EXECUTIVE SUMMARY – WELLINGTON-ALTUS PRIVATE WEALTH INC. SEPTEMBER 2025 MARKET UPDATE

Overview

  • Portfolio and Market Performance
  • Portfolio Update
  • Tariffs and Trade
  • Interest Rates and Economy
  • Rapid-Fire Earnings
  • Market Outlook

Conservative Equity Portfolio Growth - Sept 25

Portfolio Update

We took some profits on Nvidia as it was becoming too large a position in the portfolio. We still like the company long term but have some discipline in not allowing positions to become too concentrated. Nvidia has a forward P/E of 26 and projected growth rate of over 22% per year, giving it a PEG ratio (PE / Growth) of 1.2, which is not expensive by our analysis.

The issue is that it performed so well over the last few years that it has grown much faster than the overall portfolio. Our job as portfolio managers is to manage risk, hence our trimming some of the profits and moving the proceeds into names that are not as correlated to artificial intelligence (AI) and big tech. We brought the weight down from 13% in the Conservative Equity Portfolio to just under 9% and moved the proceeds to defensive holdings, adding to our position in Canadian National Rail (CNR) and initiating a position in Sunlife (SLF).

Here’s why we are choosing to add the CNR position now.

Canadian National is trading near a 10-year low in terms of valuation, which we feel is cheap for a rail network that will always hold value. Our forward P/E projection is 16, which if the stock stays where it is over the next 12 months would make it the lowest valuation we’ve seen in over 15 years.

Bottom line: We’ve been an investor in CNR on and off over the past 20 years. There are times that it’s loved and other times not so much. We believe that eventually it will return to its historical multiple, once this trade dispute between Canada and the U.S. is sorted out.

That would imply returning to a greater-than-20X multiple within two years. Wall Street’s projections put the stock price at $185–$200 CAD in 24 months or 40%–50% upside from here with much of the downside already baked in.

Meanwhile, we have been investors in SLF for much of the past 20 years. We sold our position at the beginning of the financial crisis in order to reduce life insurance risk and used the proceeds to own companies that would benefit during the government-imposed lockdowns.

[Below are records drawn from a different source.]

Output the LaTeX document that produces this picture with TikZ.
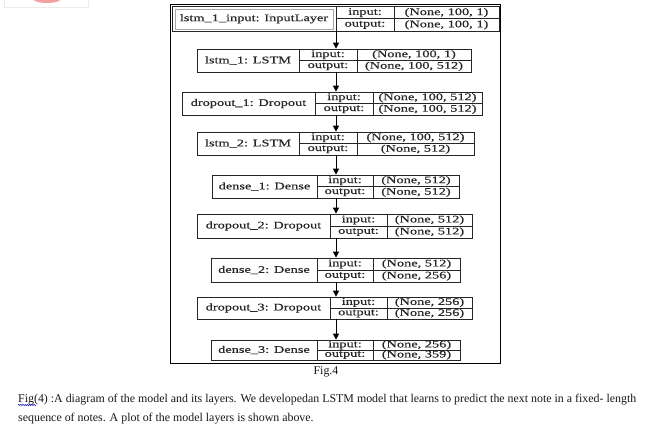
\documentclass[tikz,border=0pt]{standalone}
\usepackage{fontspec}
\setmainfont{Liberation Serif}
\newfontfamily\diagfont[FakeStretch=1.42,FakeBold=0.4]{Liberation Serif}
\usetikzlibrary{arrows.meta,decorations.pathmorphing}
\definecolor{pinkish}{RGB}{245,160,160}
\tikzset{
  cellbox/.style={draw=black!85, line width=0.7pt, inner sep=0pt,
    font=\diagfont\fontsize{10.1}{11}\selectfont, text=black!85},
  flowarrow/.style={draw=black, line width=0.9pt, -{Triangle[width=6pt,length=6pt]}},
  captext/.style={inner sep=0pt, font=\fontsize{11.9}{13}\selectfont, text=black!90},
  framebox/.style={draw=black, line width=1pt},
}
\newcommand\layerblock[9]{\def\lbid{#1}\def\lbxa{#2}\def\lbxb{#3}\def\lbxc{#4}\def\lbxd{#5}\def\lbyt{#6}\def\lbyb{#7}\def\lblab{#8}\def\lbin{#9}\layerblockfinish}
\newcommand\layerblockfinish[1]{%
  \pgfmathsetmacro\lbym{(\lbyt+\lbyb)/2}%
  \node[cellbox, minimum width={(\lbxb-\lbxa)*1pt}, minimum height={(\lbyb-\lbyt)*1pt}] (\lbid) at ({(\lbxa+\lbxb)/2},\lbym) {\lblab};
  \node[cellbox, minimum width={(\lbxc-\lbxb)*1pt}, minimum height={(\lbym-\lbyt)*1pt}] (\lbid-il) at ({(\lbxb+\lbxc)/2},{(\lbyt+\lbym)/2}) {input:};
  \node[cellbox, minimum width={(\lbxc-\lbxb)*1pt}, minimum height={(\lbyb-\lbym)*1pt}] (\lbid-ol) at ({(\lbxb+\lbxc)/2},{(\lbym+\lbyb)/2}) {output:};
  \node[cellbox, minimum width={(\lbxd-\lbxc)*1pt}, minimum height={(\lbym-\lbyt)*1pt}] (\lbid-iv) at ({(\lbxc+\lbxd)/2},{(\lbyt+\lbym)/2}) {\lbin};
  \node[cellbox, minimum width={(\lbxd-\lbxc)*1pt}, minimum height={(\lbyb-\lbym)*1pt}] (\lbid-ov) at ({(\lbxc+\lbxd)/2},{(\lbym+\lbyb)/2}) {#1};
}
\begin{document}
\begin{tikzpicture}[x=1pt,y=-1pt]
\useasboundingbox (0,0) rectangle (657,428);
\fill[white] (0,0) rectangle (657,428);
% top-left remnant
\draw[black!8, line width=0.8pt] (4,-1) -- (4,7) -- (88,7) -- (88,-1);
\fill[pinkish] (47,-2) ellipse [x radius=15pt, y radius=5pt];
% frame
\draw[framebox] (170.5,4.5) rectangle (500.5,363);
% layers
\layerblock{b1}{172}{336}{394}{499}{6.5}{31}{lstm\_1\_input: InputLayer}{(None, 100, 1)}{(None, 100, 1)}
\draw[gray!70, line width=0.8pt] (175,9.5) rectangle (333,29);
\layerblock{b2}{197}{299}{357}{471}{49}{72}{lstm\_1: LSTM}{(None, 100, 1)}{(None, 100, 512)}
\layerblock{b3}{182}{315}{373}{482}{92}{115}{dropout\_1: Dropout}{(None, 100, 512)}{(None, 100, 512)}
\layerblock{b4}{197}{299}{357}{474}{132}{155}{lstm\_2: LSTM}{(None, 100, 512)}{(None, 512)}
\layerblock{b5}{212}{317}{373}{459}{175}{198}{dense\_1: Dense}{(None, 512)}{(None, 512)}
\layerblock{b6}{197}{330}{387}{472}{214}{238}{dropout\_2: Dropout}{(None, 512)}{(None, 512)}
\layerblock{b7}{211}{317}{373}{460}{258}{282}{dense\_2: Dense}{(None, 512)}{(None, 256)}
\layerblock{b8}{197}{330}{387}{472}{297}{319}{dropout\_3: Dropout}{(None, 256)}{(None, 256)}
\layerblock{b9}{211}{317}{373}{460}{340}{360}{dense\_3: Dense}{(None, 256)}{(None, 359)}
% arrows
\coordinate (ax) at (336,0);
\foreach \a/\b in {b1/b2,b2/b3,b3/b4,b4/b5,b5/b6,b6/b7,b7/b8,b8/b9}
  \draw[flowarrow] (\a.south -| ax) -- (\b.north -| ax);
% captions
\node[captext] (figlabel) at (326,371.5) {Fig.4};
\node[captext, anchor=base west] (cap1) at (18,402) {Fig(4) :A diagram of the model and its layers. We developedan LSTM model that learns to predict the next note in a fixed- length};
\node[captext, anchor=base west] (cap2) at (18,421) {sequence of notes. A plot of the model layers is shown above.};
\draw[blue!75!black, line width=0.5pt, decorate, decoration={snake,amplitude=0.6pt,segment length=2.2pt}] (18,405) -- (36,405);
\end{tikzpicture}
\end{document}
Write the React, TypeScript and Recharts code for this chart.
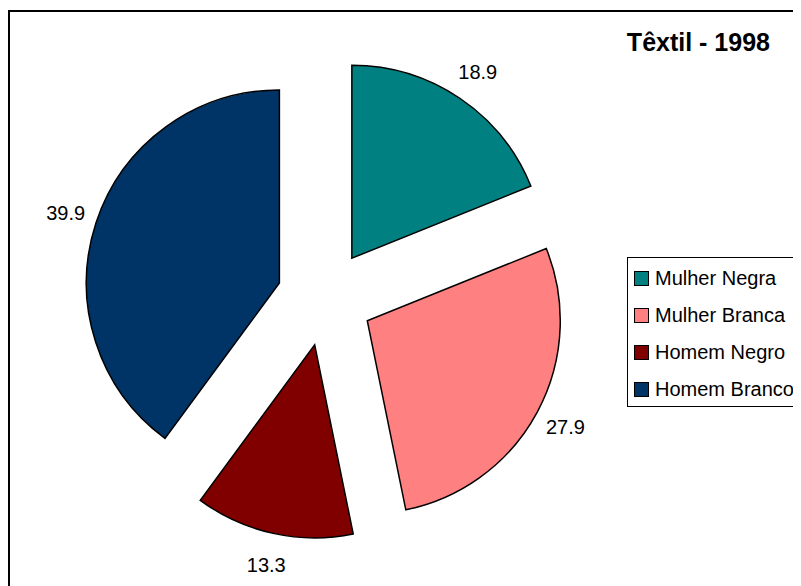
// Têxtil - 1998 — pizza explodida (recharts).

import { PieChart, Pie, Cell, Sector, Legend, Customized } from "recharts";

const categories = ["Mulher Negra", "Mulher Branca", "Homem Negro", "Homem Branco"];
const values = [18.9, 27.9, 13.3, 39.9];
const colors = ["#008080", "#FF8080", "#800000", "#003366"];
const title = "Têxtil - 1998";

const data = categories.map((name, i) => ({ name, value: values[i] }));

const RAD = Math.PI / 180;
const EXPLODE = 48;
const FONT = "'Liberation Sans', Arial, sans-serif";

function ExplodedSector(props: any) {
  const { cx, cy, midAngle } = props;
  const dx = EXPLODE * Math.cos(-midAngle * RAD);
  const dy = EXPLODE * Math.sin(-midAngle * RAD);
  return <Sector {...props} cx={cx + dx} cy={cy + dy} />;
}

function renderLabel(props: any) {
  const { cx, cy, midAngle, outerRadius, value } = props;
  const r = outerRadius + EXPLODE + 32;
  const x = cx + r * Math.cos(-midAngle * RAD);
  const y = cy + r * Math.sin(-midAngle * RAD);
  return (
    <text x={x} y={y} textAnchor="middle" dominantBaseline="central" fontSize={20} fill="#000" fontFamily={FONT}>
      {Number(value).toFixed(1)}
    </text>
  );
}

function LegendBox() {
  return (
    <div style={{ border: "1px solid #000", width: 190, height: 150, boxSizing: "border-box", paddingTop: 2, background: "#fff", fontFamily: FONT }}>
      {categories.map((c, i) => (
        <div key={c} style={{ display: "flex", alignItems: "center", height: 37 }}>
          <span style={{ display: "inline-block", width: 13, height: 13, border: "1px solid #000", background: colors[i], marginLeft: 6 }} />
          <span style={{ fontSize: 20, marginLeft: 6, color: "#000", whiteSpace: "nowrap" }}>{c}</span>
        </div>
      ))}
    </div>
  );
}

export default function App() {
  return (
    <div style={{ position: "relative", width: 793, height: 578, overflow: "hidden", background: "#fff" }}>
      <div style={{ position: "absolute", left: 0, top: 2, width: 900, height: 700, borderTop: "2px solid #000", borderLeft: "2px solid #000", boxSizing: "border-box" }} />
      <PieChart width={793} height={578} margin={{ top: 0, right: 0, bottom: 0, left: 0 }}>
        <Pie
          data={data}
          dataKey="value"
          nameKey="name"
          cx={317}
          cy={290}
          outerRadius={193}
          startAngle={90}
          endAngle={-270}
          stroke="#000"
          strokeWidth={1.5}
          shape={ExplodedSector}
          label={renderLabel}
          labelLine={false}
          isAnimationActive={false}
        >
          {data.map((d, i) => (
            <Cell key={d.name} fill={colors[i]} />
          ))}
        </Pie>
        <Legend
          layout="vertical"
          align="right"
          verticalAlign="top"
          content={() => <LegendBox />}
          wrapperStyle={{ position: "absolute", left: 619, top: 249, width: 190 }}
        />
        <Customized
          component={() => (
            <text x={762} y={43} textAnchor="end" fontSize={25} fontWeight="bold" fill="#000" fontFamily={FONT}>
              {title}
            </text>
          )}
        />
      </PieChart>
    </div>
  );
}
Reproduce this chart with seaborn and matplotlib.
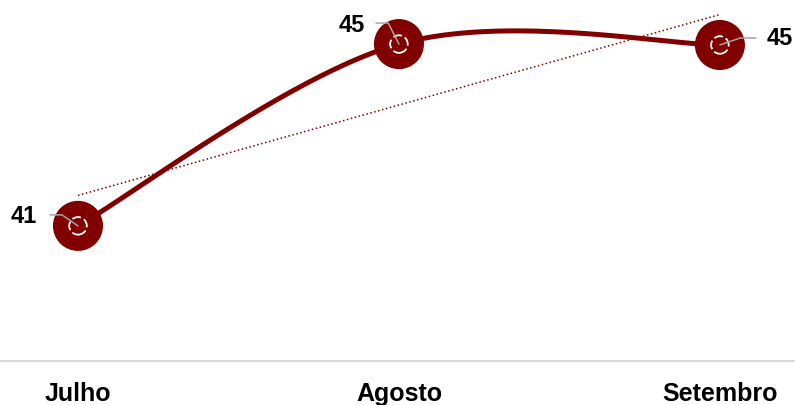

Why invest now? SLF trades at 10X forward P/E, which is a roughly 10% discount to historical valuations, has a projected growth rate of 10%, and pays a solid 4.2% Canadian dividend. The company has a history of delivering shareholder value: including dividends, SLF has averaged around a 12% compounded return over the last 5 and 10 years. We are forecasting something of the same over the next 10 years.

Tariffs and Trade

The two largest factors driving markets through the summer months were tariffs and trade.

Canada is getting hurt far worse than the U.S. with the “elbows up” approach. The reporting from Canadian news media we’ve been reading is that the U.S. is suffering because Canadians are not travelling to the U.S., but what’s not talked about is how Canada is losing out more from Americans not travelling to Canada. In terms of overall dollar value, Canada is losing more than the U.S., and when you put it in terms of overall spending per GDP, it’s much worse, as the U.S. economy is 13X larger than the Canadian economy and their GDP per capita is much higher: Canada GDP per capita is $55,000 versus U.S. GDP per capita at $90,000.

In late July, the U.S. announced a trade deal with the European Union, leaving Canada as the sole major country with no trade deal with the U.S. Thankfully we are still mostly covered under the United States–Mexico–Canada Agreement (USMCA) trade deal from 2018. The most heavily affected are smaller companies and companies targeted by sector-specific tariffs like steel and copper.

Our government continues to try to engage with the U.S. but seems to be taking a slow, drawn-out approach, which we fear may be having a more detrimental impact to our economy.

It is still very difficult to get a clear picture on the longer-term impacts, where things will land, and how the U.S., Canadian, and world economies are being affected. So far, the effects have been less than feared.

The challenge is that many people and businesses had purchased reserves before the tariff deadlines, so we won’t know the full effects for another couple of quarters.

billions of dollars

Source: https://www150.statcan.gc.ca/n1/daily-quotidien/250828/cg-a001-eng.htm

Interest Rates and Economy

Interest rate policy has been in question south of the border and has been having a large effect on markets.

Bond yields and lending rates continue to decline, which is helping to stimulate the weakening economy and support home prices. Cheaper capital also spells higher valuations for growth companies, which is generally positive for our portfolios.

MLS HPI Benchmark Price

Source: https://stats.crea.ca/en-CA/

There has been considerable debate around U.S. central bank policy and even some contention around whether or not there has been political motivations to their policy. We see a lot of people with strong opinions and little to no economic experience or knowledge. The truth is we never fully see the effects of central bank policy until many years later. No one knows with any amount of certainty where the economy will be 12 months from now.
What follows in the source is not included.